O G1 recapitula que Luís Eduardo Magalhães era filho de ACM, o “rei da Bahia”. Já o corregedor Severino Cavalcanti mais tarde se tornou presidente da Câmara Federal, derrotando cabeças coroadas do Partido dos Trabalhadores que mantiveram postulações em clima de intransigência e radicalização, levando à divisão que favoreceu o parlamentar pernambucano. Severino Cavalcanti não completou o mandato porque descobriu-se que ele cobrava propina, uma espécie de mensalinho de um restaurante que funcionava dentro da Câmara dos Deputados.

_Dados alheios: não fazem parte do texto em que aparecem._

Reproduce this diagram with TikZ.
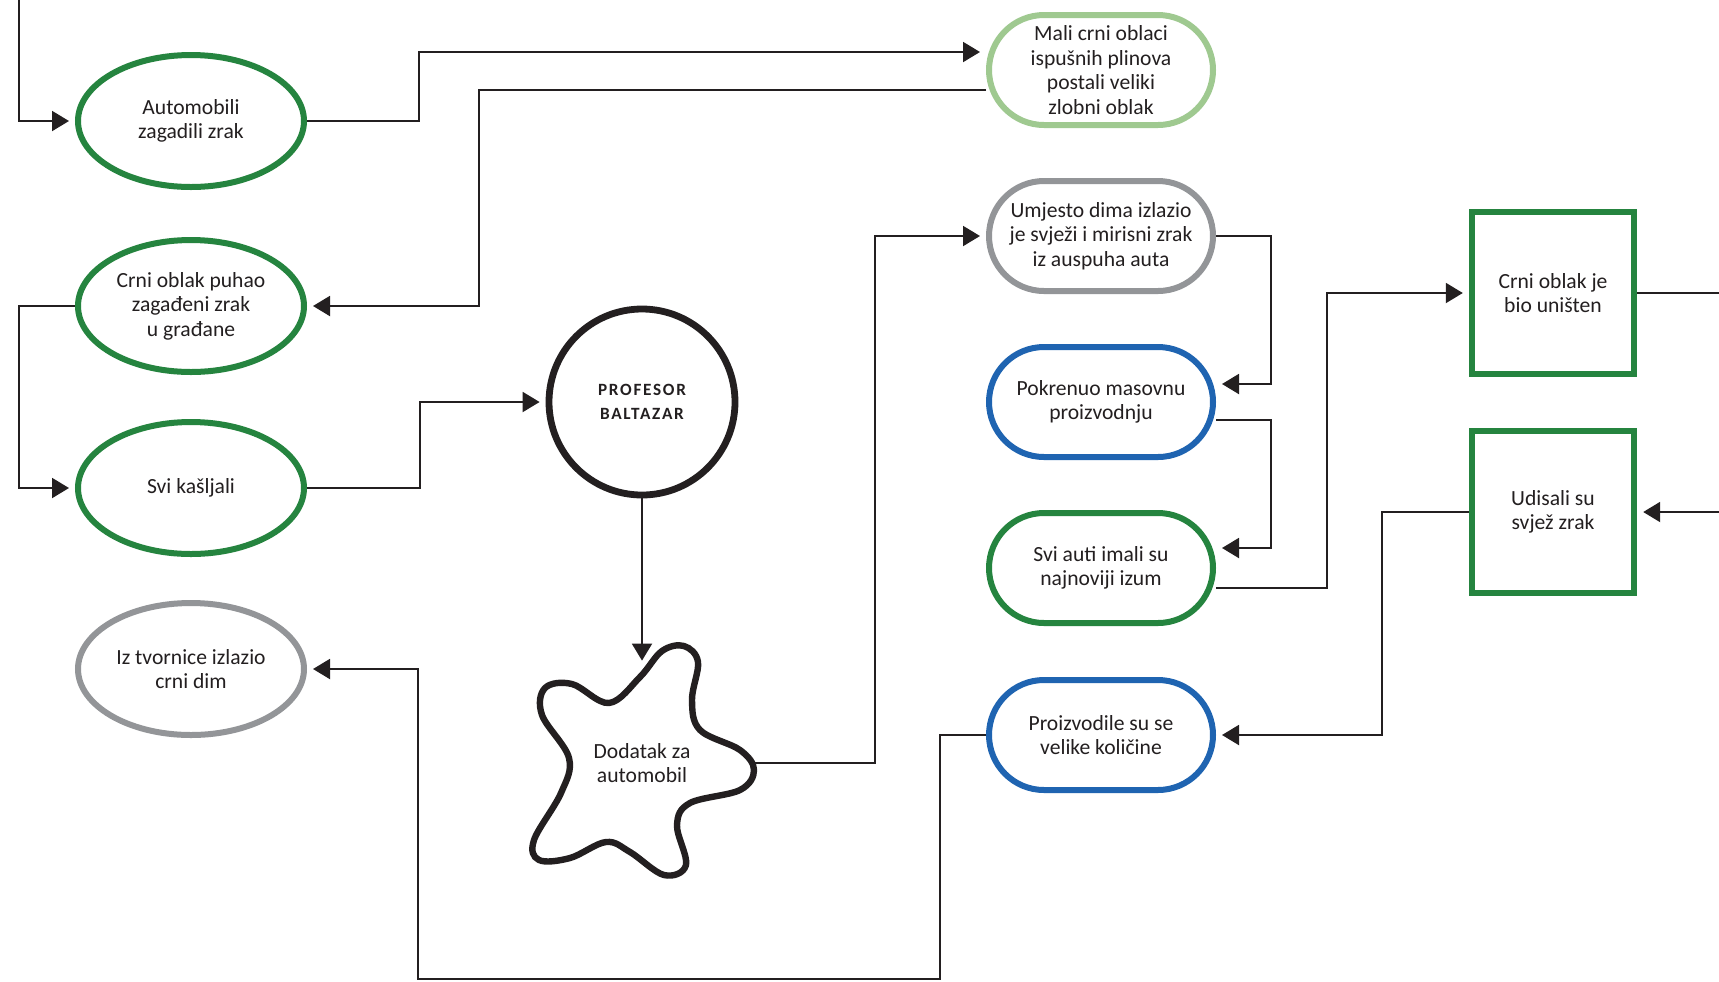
\documentclass[tikz,border=0pt]{standalone}
\usepackage{fontspec}
\setmainfont{Carlito}
\usetikzlibrary{arrows.meta, shapes.geometric}
\definecolor{cInk}{HTML}{231F20}
\definecolor{cGrn}{HTML}{25843F}
\definecolor{cGrnL}{HTML}{9FC990}
\definecolor{cGry}{HTML}{939598}
\definecolor{cBlu}{HTML}{1F64B1}

\begin{document}
\begin{tikzpicture}[x=0.5pt, y=-0.5pt,
    every node/.style={align=center, text=cInk, font=\fontsize{10.8}{12.2}\selectfont},
    oval/.style={ellipse, draw=#1, line width=3pt, minimum width=113pt, minimum height=66pt, inner sep=0pt},
    pill/.style={rectangle, rounded corners=27.5pt, draw=#1, line width=3pt, minimum width=112pt, minimum height=55pt, inner sep=0pt},
    sq/.style={rectangle, draw=cGrn, line width=3.2pt, minimum width=81pt, minimum height=81pt, inner sep=0pt},
    conn/.style={draw=cInk, line width=1pt},
    arr/.style={conn, -{Triangle[length=8.5pt,width=10pt]}, shorten >=3pt}]
  \useasboundingbox (0,0) rectangle (1719,981);
  \fill[white] (0,0) rectangle (1719,981);

  % left column
  \foreach \nm/\y/\col/\txt in {%
      a1/121/cGrn/{Automobili\\zagadili zrak},
      a2/306/cGrn/{Crni oblak puhao\\zagađeni zrak\\u građane},
      a3/488/cGrn/{Svi kašljali},
      a4/669/cGry/{Iz tvornice izlazio\\crni dim}%
  }{
    \node[oval=\col] (\nm) at (191,\y) {\txt};
  }

  % right column
  \foreach \nm/\y/\col/\txt in {%
      r1/70/cGrnL/{Mali crni oblaci\\ispušnih plinova\\postali veliki\\zlobni oblak},
      r2/236/cGry/{Umjesto dima izlazio\\je svježi i mirisni zrak\\iz auspuha auta},
      r3/402/cBlu/{Pokrenuo masovnu\\proizvodnju},
      r4/568/cGrn/{Svi auti imali su\\najnoviji izum},
      r5/735/cBlu/{Proizvodile su se\\velike količine}%
  }{
    \node[pill=\col] (\nm) at (1101,\y) {\txt};
  }

  \node[sq] (s1) at (1553,293) {Crni oblak je\\bio uništen};
  \node[sq] (s2) at (1553,512) {Udisali su\\svjež zrak};

  \node[circle, draw=cInk, line width=3.4pt, minimum size=93pt, inner sep=0pt,
        font=\fontsize{8.6}{12}\selectfont\bfseries\addfontfeatures{LetterSpace=10}]
        (prof) at (642,402) {PROFESOR\\BALTAZAR};

  % blob
  \draw[cInk, line width=3.2pt] plot[smooth cycle, tension=0.6] coordinates {
    (609,703) (640,677) (662,651) (684,646) (698,662) (692,700) (700,730)
    (740,750) (754,770) (740,790) (690,803) (677,825) (686,865) (664,875)
    (630,852) (606,842) (570,858) (539,860) (534,840) (561,793) (569,758)
    (542,715) (545,688) (572,684)};
  \node[minimum width=112pt, minimum height=102pt, inner sep=0pt] (dod) at (642,763) {Dodatak za\\automobil};

  \coordinate (topIn) at (19,0);
  \coordinate (outA) at (1719,293);
  \coordinate (inB) at (1719,512);

  % connectors
  \draw[arr] (topIn) |- (a1.west);
  \draw[arr] (a1.east) -| (419,52) -- ([yshift=9pt]r1.west);
  \draw[arr] ([yshift=-10pt]r1.west) -| (479,306) -- (a2.east);
  \draw[arr] (a2.west) -| (19,488) -- (a3.west);
  \draw[arr] (a3.east) -| (420,402) -- (prof.west);
  \draw[arr, shorten >=0pt] (prof.south) -- (dod.north);
  \draw[arr] (dod.east) -| (875,236) -- (r2.west);
  \draw[arr] (r2.east) -| (1271,384) -- ([yshift=9pt]r3.east);
  \draw[arr] ([yshift=-9pt]r3.east) -| (1271,548) -- ([yshift=10pt]r4.east);
  \draw[arr] ([yshift=-10pt]r4.east) -| (1327,293) -- (s1.west);
  \draw[conn] (s1.east) -- (outA);
  \draw[arr] (inB) -- (s2.east);
  \draw[arr] (s2.west) -| (1382,735) -- (r5.east);
  \draw[arr] (r5.west) -| (940,979) -| (418,669) -- (a4.east);
\end{tikzpicture}
\end{document}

O então deputado Fernando Gabeira, que foi uma das vozes mais ativas na mobilização pela derrubada de Severino Cavalcanti, não lembra do valentão Bolsonaro na luta. “Dizem que a história se repete como farsa, mas, no caso de Bolsonaro, se repete como covardia mesmo”, alude Octavio Guedes em seu blog, fazendo analogia com os acontecimentos das últimas horas, em que Bolsonaro bateu “pino” depois de ter comandado manifestações em Brasília e São Paulo e ter ameaçado incendiar o País, o que felizmente não ocorreu, apesar dos incidentes pontuais protagonizados por apoiadores fanáticos.
Ontem, o presidente Bolsonaro fez uma declaração à Nação em texto que foi divulgado amplamente e no qual garante que nunca teve a intenção de agredir qualquer dos Poderes. “A harmonia entre eles não é vontade minha, mas determinação constitucional que todos, sem exceção, devem respeitar (…) Mas na vida pública as pessoas que exercem o poder não têm o direito de “esticar a corda” a ponto de prejudicar a vida dos brasileiros e sua economia. Por isso, quero declarar que minhas palavras, por vezes contundentes, decorreram do calor do momento e dos embates que sempre visaram o bem comum (…) Essas questões devem ser resolvidas por medidas judiciais que serão tomadas de forma a assegurar a observância dos direitos e garantias fundamentais previsto no Artigo 5 da Constituição Federal. Reitero meu respeito pelas instituições da República, forças motoras que ajudam a governar o país”.
Resumo da ópera: não dá para levar Bolsonaro a sério!